--- start Supplied material ---

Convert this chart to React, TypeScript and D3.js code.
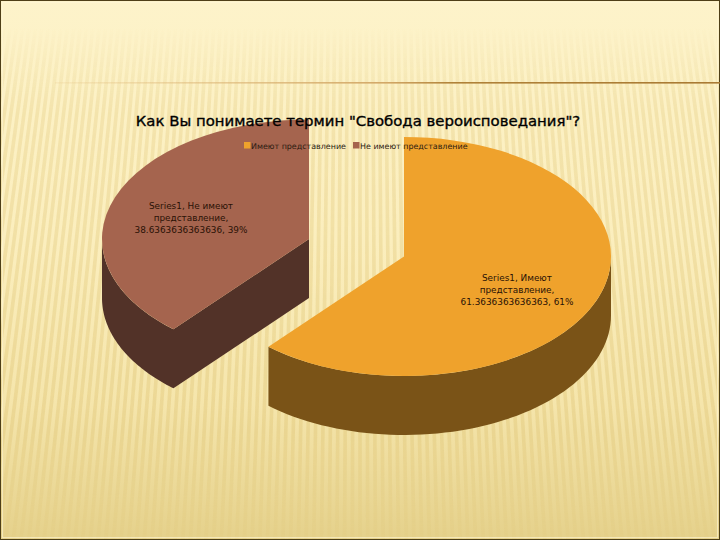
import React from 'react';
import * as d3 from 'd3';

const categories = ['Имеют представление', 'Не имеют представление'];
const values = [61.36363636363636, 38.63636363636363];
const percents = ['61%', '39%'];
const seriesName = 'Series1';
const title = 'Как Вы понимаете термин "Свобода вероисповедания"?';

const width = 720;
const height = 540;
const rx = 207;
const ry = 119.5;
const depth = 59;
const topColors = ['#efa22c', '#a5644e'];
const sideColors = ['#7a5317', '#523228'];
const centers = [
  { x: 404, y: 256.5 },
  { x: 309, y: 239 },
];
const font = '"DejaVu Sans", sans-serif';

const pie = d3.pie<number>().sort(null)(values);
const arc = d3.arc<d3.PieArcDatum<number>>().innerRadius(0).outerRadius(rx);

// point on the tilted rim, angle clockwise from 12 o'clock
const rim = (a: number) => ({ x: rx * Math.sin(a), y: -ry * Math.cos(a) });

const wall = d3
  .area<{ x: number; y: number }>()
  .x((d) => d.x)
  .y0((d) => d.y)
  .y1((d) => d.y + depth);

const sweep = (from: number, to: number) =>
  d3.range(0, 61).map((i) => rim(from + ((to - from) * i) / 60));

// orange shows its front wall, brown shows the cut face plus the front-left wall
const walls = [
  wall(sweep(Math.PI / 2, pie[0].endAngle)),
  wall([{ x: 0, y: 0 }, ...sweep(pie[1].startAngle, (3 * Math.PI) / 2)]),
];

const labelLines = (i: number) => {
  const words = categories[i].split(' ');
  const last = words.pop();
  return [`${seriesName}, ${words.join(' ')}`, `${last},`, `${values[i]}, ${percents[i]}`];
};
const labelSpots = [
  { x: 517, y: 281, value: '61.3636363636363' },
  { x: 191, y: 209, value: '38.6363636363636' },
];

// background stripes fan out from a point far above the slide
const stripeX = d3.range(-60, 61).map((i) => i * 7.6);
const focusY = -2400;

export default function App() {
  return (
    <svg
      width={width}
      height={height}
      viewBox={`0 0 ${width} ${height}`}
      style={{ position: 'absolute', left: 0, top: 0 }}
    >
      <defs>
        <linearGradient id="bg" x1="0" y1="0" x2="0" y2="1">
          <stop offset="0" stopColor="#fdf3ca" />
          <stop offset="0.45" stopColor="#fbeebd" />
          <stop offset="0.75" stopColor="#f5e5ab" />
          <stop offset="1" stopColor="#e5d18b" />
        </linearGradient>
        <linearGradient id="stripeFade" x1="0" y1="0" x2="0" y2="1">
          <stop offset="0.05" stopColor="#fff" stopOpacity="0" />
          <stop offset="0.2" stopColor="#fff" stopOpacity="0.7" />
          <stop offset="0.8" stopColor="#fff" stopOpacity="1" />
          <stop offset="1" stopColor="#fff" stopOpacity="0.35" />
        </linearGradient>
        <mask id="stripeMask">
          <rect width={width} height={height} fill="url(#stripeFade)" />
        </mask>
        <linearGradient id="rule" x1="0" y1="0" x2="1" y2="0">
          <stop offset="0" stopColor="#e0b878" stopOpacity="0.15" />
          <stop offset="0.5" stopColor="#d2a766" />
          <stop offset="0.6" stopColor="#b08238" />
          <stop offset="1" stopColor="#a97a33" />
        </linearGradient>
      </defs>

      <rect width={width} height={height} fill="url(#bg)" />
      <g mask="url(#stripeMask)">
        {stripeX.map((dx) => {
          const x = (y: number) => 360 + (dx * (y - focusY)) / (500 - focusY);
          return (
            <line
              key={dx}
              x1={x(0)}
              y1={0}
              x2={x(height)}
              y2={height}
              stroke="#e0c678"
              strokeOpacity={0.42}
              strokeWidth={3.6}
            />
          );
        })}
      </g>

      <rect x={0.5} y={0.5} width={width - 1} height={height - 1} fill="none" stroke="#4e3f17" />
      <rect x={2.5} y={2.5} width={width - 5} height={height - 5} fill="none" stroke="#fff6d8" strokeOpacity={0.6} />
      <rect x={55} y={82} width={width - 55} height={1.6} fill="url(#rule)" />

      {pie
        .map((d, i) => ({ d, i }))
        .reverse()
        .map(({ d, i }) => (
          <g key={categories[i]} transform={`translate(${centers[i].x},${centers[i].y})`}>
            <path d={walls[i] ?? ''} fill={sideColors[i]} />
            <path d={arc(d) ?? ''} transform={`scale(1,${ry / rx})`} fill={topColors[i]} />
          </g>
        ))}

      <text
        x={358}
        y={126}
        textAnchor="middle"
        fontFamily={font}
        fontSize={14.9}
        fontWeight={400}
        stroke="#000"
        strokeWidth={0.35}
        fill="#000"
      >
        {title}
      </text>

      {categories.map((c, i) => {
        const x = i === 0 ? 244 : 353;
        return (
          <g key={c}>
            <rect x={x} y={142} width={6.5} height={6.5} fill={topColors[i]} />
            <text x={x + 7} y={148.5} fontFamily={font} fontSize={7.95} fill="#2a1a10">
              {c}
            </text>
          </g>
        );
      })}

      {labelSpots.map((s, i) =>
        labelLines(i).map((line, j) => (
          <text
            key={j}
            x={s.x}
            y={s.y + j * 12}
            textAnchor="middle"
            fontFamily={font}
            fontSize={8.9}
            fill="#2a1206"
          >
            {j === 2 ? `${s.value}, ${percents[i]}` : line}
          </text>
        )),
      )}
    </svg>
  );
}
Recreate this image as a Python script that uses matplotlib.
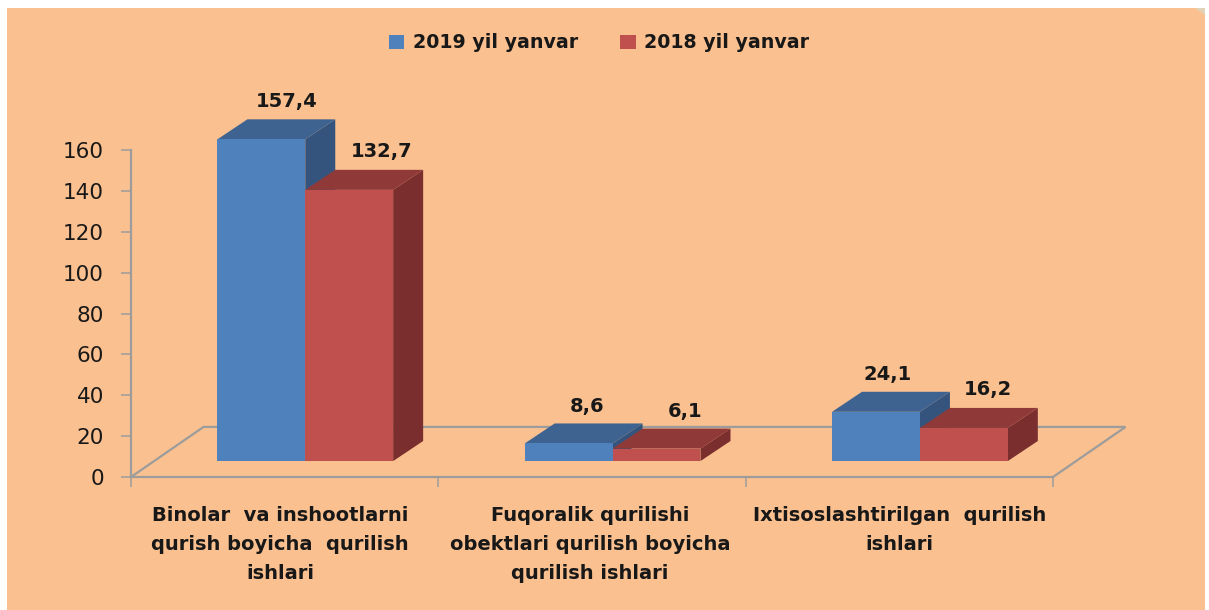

--- end Supplied material ---

_Your task_. Extract every line above containing the word "React".

_The result_.
Convert this chart to React, TypeScript and D3.js code.
import React from 'react';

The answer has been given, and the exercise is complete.